Yesterday, the inauguration of the FESPACO at the 4 Août stadium. 30 000 people, maybe more. Alpha Blondy sends the crowd wild. A murmur of protest that ripples around the terraces when the presidential cortege arrives, reminding us that here, in the land of upright men, life does not always flow like a tranquil river either. A stir around the death of a journalist. Speeches, fireworks, concert, light show, gobo. The Ballet National du Burkina Faso performs an excerpt of its show which can be seen in its entirety a little later in a bar with a vocation as a Cultural Centre, set up by Irène Tassembédo, the director of the ballet. It is very new, too early to speak about the creation of the show. Rather, a collage of the country’s different artistic expressions. BOYABA, the only company present in this National Ballet, set up a long time ago, used to the stage, with a fine international career behind it, has leant half of its dancers and its lead musician to the National Ballet, and assures the « body », the key moment of the current show. To be followed. Bravo Irène Tassembédo for having recognized their talent, and thank you for welcoming them into this new adventure.
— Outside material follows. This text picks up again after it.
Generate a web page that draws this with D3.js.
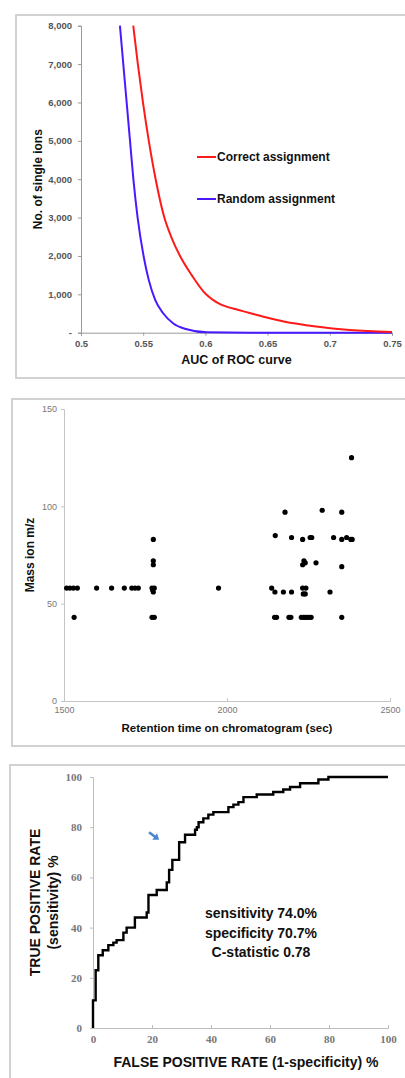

Monday, 1st March. Everybody’s settled in. « All that’s left » is to offer oneself ten to twelve hours of screenings a day, and three or four hours of press conferences, seminars and other forums. Impossible? Really, ok I’ll content myself with seeing the films. Too bad for the artists’ grand ideas and little confidences. When the fatigue gets too much, a pint of Yamakou (ginger water), it picks you up. In the evening, a bicycle-chicken roasted on the embers, a Brakina beer at the Damsy to let your ideas and sense settle. Tomorrow we start a-fresh at 8 o’clock.
One week and eighty short and feature films later, the senses deliciously exacerbated and the body exhausted, the names of Mohamed Chouick, Abderrahmane Sissako, Philippe Brouks, and a few other stick in your mind. Their films are called La Vie sur Terre, Sabriya, L’Arche du Désert, Woubi Chéri… The same message as earlier, if you come across any of them, go to see them! They talk about love, not just for the thrill. They talk about love, and all the rest comes after. A way of approaching difference, the life of others, of sensing how a society other than my society hangs together. A fine way of seeing unfamiliar cultures rise forth out of themselves, limpid, through stakes and events. Here we wed the sensitivity, finesse, of authors, of directors, of talented artists.
Tonight, the prizes are announced. The Etalon de Yennenga goes to Pièces d’identité. A golden subject, treated in a yuppie style. Pity, it’s not with this that the continent’s cinema will make its mark in the universe.
MASA for the stage, in Abidjan, FESPACO in Ouagadougou for the cinema, it’s over. But in other places, meetings are being organized, works put together. The stakes? To get them as well known as possible, as always, but here, and for all the African countries, with the heightened conscience that a network, programming circuits, need to be developed on the continent itself. In hope of a creativity freed from its allegiance to other continents.